The Three Types Of Economists
Using Machine Learning To Cluster Like-Minded Economists
By Rob Moore and Oliver Gladfelter | June 10, 2020Policymakers often turn to economists to answer all sorts of questions: appointed economists hold broad regulatory power over the US monetary system that impacts not only the US economy but the entire international trade system, presidents since Harry Truman have convened a council of economists to advise them on the economic ramifications of policies, and economic analysis tools like cost-benefit analysis have been a required component of the federal regulatory process since the early days of the Reagan administration.
Economics is the study of decision-making under conditions of scarcity, a condition that describes every public policy problem in one way or another. Economics strives to be a science of resources allocation in which theoretical models of how actors respond to scarcity are subject to rigorous empirical analysis.
The field’s utility to policymakers hinges on economics functioning as a scientific process of inquiry. If individual biases among economists lead to different findings, they start to look more like a politician than a scientist - and typically the last thing policymakers need to solve their problems is more politicians.
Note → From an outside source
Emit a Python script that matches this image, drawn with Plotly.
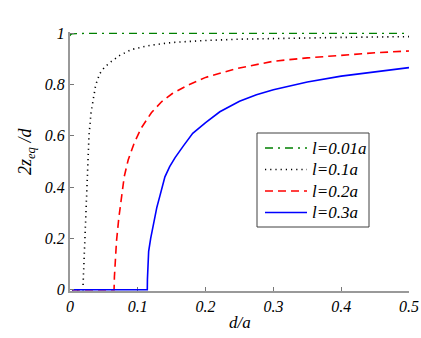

Similarly, if there are “schools of thought” among economists, then policymakers can choose bodies of evidence from economists that align with their values or, more cynically, confirm their own bias. Thus, the degree to which expert opinion among economists converges is important to the policymaking process and the fault lines along which they diverge are equally important.
So do economists as a whole come with an adequate number of varying opinions and perspectives, or do they mostly fall along the left-right divide we see with politicians? We can assess the range of opinions in the economic community using survey data provided by the University of Chicago Booth School of Business. Booth has assembled a panel of economic experts - aptly dubbed the IGM Economic Experts Panel - and have regularly been asking the panelists about their opinions on timely public policy issues. In total, the panel gives us 25 economists’ opinions on 63 questions.
We’re not the first people to study the Economic Experts Panel. As a matter of fact, two different teams of researches have looked at this same dataset and come to opposite conclusions. One 2013 study could not find any partisan bias, though they did find evidence that economists who were older, male, and who worked for elected officials tended to exhibit more certainty in their answers than those who were younger, female, and more academic. On the other hand, a 2018 study found that economists who used phrases associated with a certain ideological persuasion were more likely to endorse policy positions that aligned with that ideology.
In order to adjudicate between these competing conclusions, we decided to analyze the Economic Experts Panel data using a hierarchical clustering method, which automatically sorted the economists into three clusters based on how often they agree with one another.1For any question, panelists have the following options: strongly disagree, disagree, unsure, agree, strongly agree, no opinion. We combined strongly disagree with disagree, strongly agree with agree, and no opinion with unsure.